EXERCISE INSTRUCTIONS.
Can you transcribe the data exactly? Leave the pictures out.

STORED DATA.
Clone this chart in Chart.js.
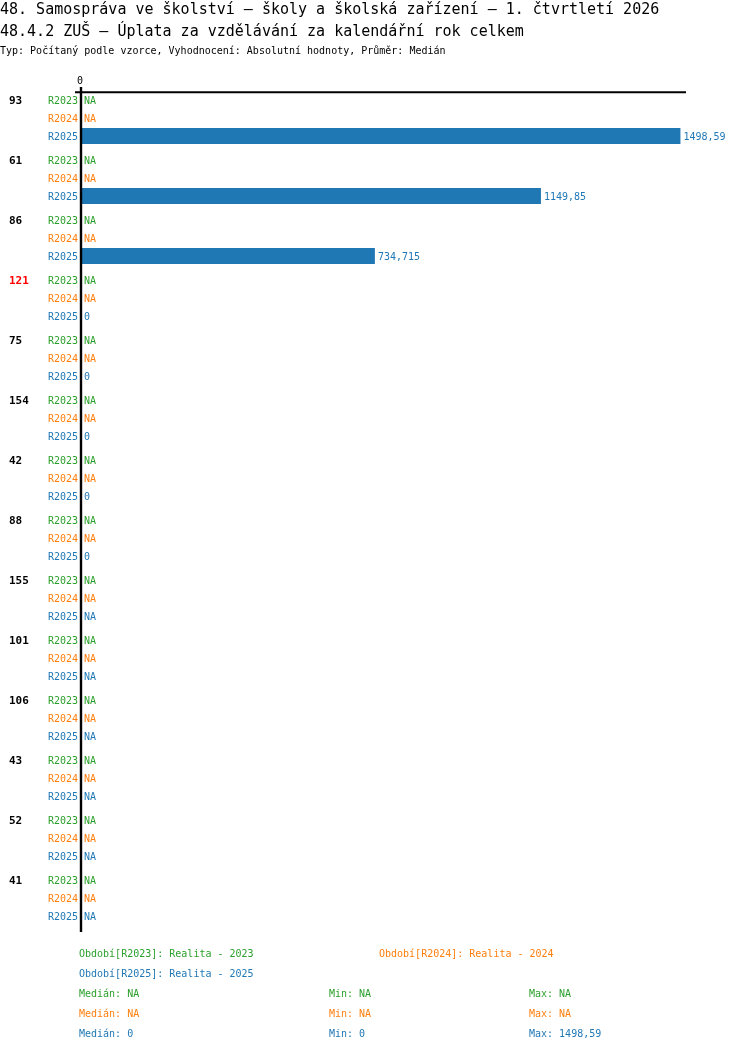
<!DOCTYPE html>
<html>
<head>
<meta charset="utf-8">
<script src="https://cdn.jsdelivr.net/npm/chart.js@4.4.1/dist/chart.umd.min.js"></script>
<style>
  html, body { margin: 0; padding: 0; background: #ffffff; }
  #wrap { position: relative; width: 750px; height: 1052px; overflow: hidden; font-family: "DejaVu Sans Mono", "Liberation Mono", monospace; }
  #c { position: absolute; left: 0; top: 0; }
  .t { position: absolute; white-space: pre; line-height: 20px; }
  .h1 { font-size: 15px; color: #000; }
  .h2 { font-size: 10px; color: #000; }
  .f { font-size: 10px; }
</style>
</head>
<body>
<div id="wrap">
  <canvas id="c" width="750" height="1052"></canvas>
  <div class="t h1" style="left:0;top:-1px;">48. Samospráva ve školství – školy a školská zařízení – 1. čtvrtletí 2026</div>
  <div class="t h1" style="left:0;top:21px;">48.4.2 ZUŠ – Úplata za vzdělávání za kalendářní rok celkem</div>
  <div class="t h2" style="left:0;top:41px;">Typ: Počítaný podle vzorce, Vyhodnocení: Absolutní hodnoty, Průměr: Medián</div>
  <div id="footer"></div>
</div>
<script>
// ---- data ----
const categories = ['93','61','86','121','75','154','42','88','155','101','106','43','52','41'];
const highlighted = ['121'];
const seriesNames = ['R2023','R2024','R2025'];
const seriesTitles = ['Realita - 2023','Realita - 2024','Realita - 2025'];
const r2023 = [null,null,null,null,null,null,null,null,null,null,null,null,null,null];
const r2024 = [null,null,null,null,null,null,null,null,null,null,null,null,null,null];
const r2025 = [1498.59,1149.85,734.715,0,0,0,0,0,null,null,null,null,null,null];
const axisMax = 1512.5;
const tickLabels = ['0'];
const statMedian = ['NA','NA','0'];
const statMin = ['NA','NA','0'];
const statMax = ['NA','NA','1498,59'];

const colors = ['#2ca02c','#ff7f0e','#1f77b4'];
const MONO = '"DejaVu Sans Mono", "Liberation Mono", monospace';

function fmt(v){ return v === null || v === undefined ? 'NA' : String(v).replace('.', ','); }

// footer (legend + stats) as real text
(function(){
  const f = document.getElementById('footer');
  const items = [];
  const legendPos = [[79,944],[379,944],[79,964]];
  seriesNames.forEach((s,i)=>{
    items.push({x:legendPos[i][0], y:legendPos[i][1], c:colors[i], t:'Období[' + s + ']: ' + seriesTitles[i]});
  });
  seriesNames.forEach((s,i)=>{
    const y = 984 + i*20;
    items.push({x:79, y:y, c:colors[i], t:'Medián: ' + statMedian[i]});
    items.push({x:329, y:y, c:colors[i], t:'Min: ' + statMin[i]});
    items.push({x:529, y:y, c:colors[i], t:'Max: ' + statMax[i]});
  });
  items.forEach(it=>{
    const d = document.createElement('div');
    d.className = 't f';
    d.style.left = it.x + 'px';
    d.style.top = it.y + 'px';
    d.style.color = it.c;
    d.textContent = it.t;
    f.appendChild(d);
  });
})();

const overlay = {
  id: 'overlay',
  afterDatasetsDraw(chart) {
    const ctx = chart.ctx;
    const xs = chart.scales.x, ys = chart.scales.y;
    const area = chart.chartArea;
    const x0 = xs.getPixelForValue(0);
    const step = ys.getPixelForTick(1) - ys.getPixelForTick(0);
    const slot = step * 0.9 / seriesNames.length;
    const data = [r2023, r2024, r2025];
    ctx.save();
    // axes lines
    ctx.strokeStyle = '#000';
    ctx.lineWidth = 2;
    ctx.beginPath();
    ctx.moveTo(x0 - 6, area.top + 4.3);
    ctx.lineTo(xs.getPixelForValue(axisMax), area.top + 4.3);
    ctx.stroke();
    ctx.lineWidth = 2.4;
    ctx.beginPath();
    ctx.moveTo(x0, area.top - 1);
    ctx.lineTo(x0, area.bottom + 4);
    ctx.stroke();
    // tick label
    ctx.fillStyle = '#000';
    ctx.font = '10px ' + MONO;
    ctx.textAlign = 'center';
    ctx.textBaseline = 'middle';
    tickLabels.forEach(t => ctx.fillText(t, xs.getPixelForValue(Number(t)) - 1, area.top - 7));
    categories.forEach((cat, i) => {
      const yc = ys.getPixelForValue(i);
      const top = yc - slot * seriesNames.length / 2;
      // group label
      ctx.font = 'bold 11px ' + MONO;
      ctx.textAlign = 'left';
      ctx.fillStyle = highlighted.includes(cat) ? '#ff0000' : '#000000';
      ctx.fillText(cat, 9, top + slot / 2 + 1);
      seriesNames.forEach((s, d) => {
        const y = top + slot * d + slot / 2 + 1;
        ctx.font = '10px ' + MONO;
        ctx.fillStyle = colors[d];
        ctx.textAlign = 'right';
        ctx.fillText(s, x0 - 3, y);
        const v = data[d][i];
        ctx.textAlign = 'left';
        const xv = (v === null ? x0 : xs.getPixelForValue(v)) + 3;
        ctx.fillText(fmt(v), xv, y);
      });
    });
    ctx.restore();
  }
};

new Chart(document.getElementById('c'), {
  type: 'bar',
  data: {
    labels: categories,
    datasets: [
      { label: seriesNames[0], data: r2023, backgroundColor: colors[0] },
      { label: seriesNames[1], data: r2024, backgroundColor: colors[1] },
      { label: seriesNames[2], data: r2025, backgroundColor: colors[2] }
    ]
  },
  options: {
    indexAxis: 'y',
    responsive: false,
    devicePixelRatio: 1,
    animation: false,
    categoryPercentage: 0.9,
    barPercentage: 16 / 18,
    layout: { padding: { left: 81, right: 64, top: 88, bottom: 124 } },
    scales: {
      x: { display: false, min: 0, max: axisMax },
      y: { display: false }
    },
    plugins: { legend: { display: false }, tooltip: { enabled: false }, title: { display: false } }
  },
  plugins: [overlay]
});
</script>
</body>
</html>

PROBLEM SOLUTION.
Clone this chart in Chart.js.
<!DOCTYPE html>
<html>
<head>
<meta charset="utf-8">
<script src="https://cdn.jsdelivr.net/npm/chart.js@4.4.1/dist/chart.umd.min.js"></script>
<style>
  html, body { margin: 0; padding: 0; background: #ffffff; }
  #wrap { position: relative; width: 750px; height: 1052px; overflow: hidden; font-family: "DejaVu Sans Mono", "Liberation Mono", monospace; }
  #c { position: absolute; left: 0; top: 0; }
  .t { position: absolute; white-space: pre; line-height: 20px; }
  .h1 { font-size: 15px; color: #000; }
  .h2 { font-size: 10px; color: #000; }
  .f { font-size: 10px; }
</style>
</head>
<body>
<div id="wrap">
  <canvas id="c" width="750" height="1052"></canvas>
  <div class="t h1" style="left:0;top:-1px;">48. Samospráva ve školství – školy a školská zařízení – 1. čtvrtletí 2026</div>
  <div class="t h1" style="left:0;top:21px;">48.4.2 ZUŠ – Úplata za vzdělávání za kalendářní rok celkem</div>
  <div class="t h2" style="left:0;top:41px;">Typ: Počítaný podle vzorce, Vyhodnocení: Absolutní hodnoty, Průměr: Medián</div>
  <div id="footer"></div>
</div>
<script>
// ---- data ----
const categories = ['93','61','86','121','75','154','42','88','155','101','106','43','52','41'];
const highlighted = ['121'];
const seriesNames = ['R2023','R2024','R2025'];
const seriesTitles = ['Realita - 2023','Realita - 2024','Realita - 2025'];
const r2023 = [null,null,null,null,null,null,null,null,null,null,null,null,null,null];
const r2024 = [null,null,null,null,null,null,null,null,null,null,null,null,null,null];
const r2025 = [1498.59,1149.85,734.715,0,0,0,0,0,null,null,null,null,null,null];
const axisMax = 1512.5;
const tickLabels = ['0'];
const statMedian = ['NA','NA','0'];
const statMin = ['NA','NA','0'];
const statMax = ['NA','NA','1498,59'];

const colors = ['#2ca02c','#ff7f0e','#1f77b4'];
const MONO = '"DejaVu Sans Mono", "Liberation Mono", monospace';

function fmt(v){ return v === null || v === undefined ? 'NA' : String(v).replace('.', ','); }

// footer (legend + stats) as real text
(function(){
  const f = document.getElementById('footer');
  const items = [];
  const legendPos = [[79,944],[379,944],[79,964]];
  seriesNames.forEach((s,i)=>{
    items.push({x:legendPos[i][0], y:legendPos[i][1], c:colors[i], t:'Období[' + s + ']: ' + seriesTitles[i]});
  });
  seriesNames.forEach((s,i)=>{
    const y = 984 + i*20;
    items.push({x:79, y:y, c:colors[i], t:'Medián: ' + statMedian[i]});
    items.push({x:329, y:y, c:colors[i], t:'Min: ' + statMin[i]});
    items.push({x:529, y:y, c:colors[i], t:'Max: ' + statMax[i]});
  });
  items.forEach(it=>{
    const d = document.createElement('div');
    d.className = 't f';
    d.style.left = it.x + 'px';
    d.style.top = it.y + 'px';
    d.style.color = it.c;
    d.textContent = it.t;
    f.appendChild(d);
  });
})();

const overlay = {
  id: 'overlay',
  afterDatasetsDraw(chart) {
    const ctx = chart.ctx;
    const xs = chart.scales.x, ys = chart.scales.y;
    const area = chart.chartArea;
    const x0 = xs.getPixelForValue(0);
    const step = ys.getPixelForTick(1) - ys.getPixelForTick(0);
    const slot = step * 0.9 / seriesNames.length;
    const data = [r2023, r2024, r2025];
    ctx.save();
    // axes lines
    ctx.strokeStyle = '#000';
    ctx.lineWidth = 2;
    ctx.beginPath();
    ctx.moveTo(x0 - 6, area.top + 4.3);
    ctx.lineTo(xs.getPixelForValue(axisMax), area.top + 4.3);
    ctx.stroke();
    ctx.lineWidth = 2.4;
    ctx.beginPath();
    ctx.moveTo(x0, area.top - 1);
    ctx.lineTo(x0, area.bottom + 4);
    ctx.stroke();
    // tick label
    ctx.fillStyle = '#000';
    ctx.font = '10px ' + MONO;
    ctx.textAlign = 'center';
    ctx.textBaseline = 'middle';
    tickLabels.forEach(t => ctx.fillText(t, xs.getPixelForValue(Number(t)) - 1, area.top - 7));
    categories.forEach((cat, i) => {
      const yc = ys.getPixelForValue(i);
      const top = yc - slot * seriesNames.length / 2;
      // group label
      ctx.font = 'bold 11px ' + MONO;
      ctx.textAlign = 'left';
      ctx.fillStyle = highlighted.includes(cat) ? '#ff0000' : '#000000';
      ctx.fillText(cat, 9, top + slot / 2 + 1);
      seriesNames.forEach((s, d) => {
        const y = top + slot * d + slot / 2 + 1;
        ctx.font = '10px ' + MONO;
        ctx.fillStyle = colors[d];
        ctx.textAlign = 'right';
        ctx.fillText(s, x0 - 3, y);
        const v = data[d][i];
        ctx.textAlign = 'left';
        const xv = (v === null ? x0 : xs.getPixelForValue(v)) + 3;
        ctx.fillText(fmt(v), xv, y);
      });
    });
    ctx.restore();
  }
};

new Chart(document.getElementById('c'), {
  type: 'bar',
  data: {
    labels: categories,
    datasets: [
      { label: seriesNames[0], data: r2023, backgroundColor: colors[0] },
      { label: seriesNames[1], data: r2024, backgroundColor: colors[1] },
      { label: seriesNames[2], data: r2025, backgroundColor: colors[2] }
    ]
  },
  options: {
    indexAxis: 'y',
    responsive: false,
    devicePixelRatio: 1,
    animation: false,
    categoryPercentage: 0.9,
    barPercentage: 16 / 18,
    layout: { padding: { left: 81, right: 64, top: 88, bottom: 124 } },
    scales: {
      x: { display: false, min: 0, max: axisMax },
      y: { display: false }
    },
    plugins: { legend: { display: false }, tooltip: { enabled: false }, title: { display: false } }
  },
  plugins: [overlay]
});
</script>
</body>
</html>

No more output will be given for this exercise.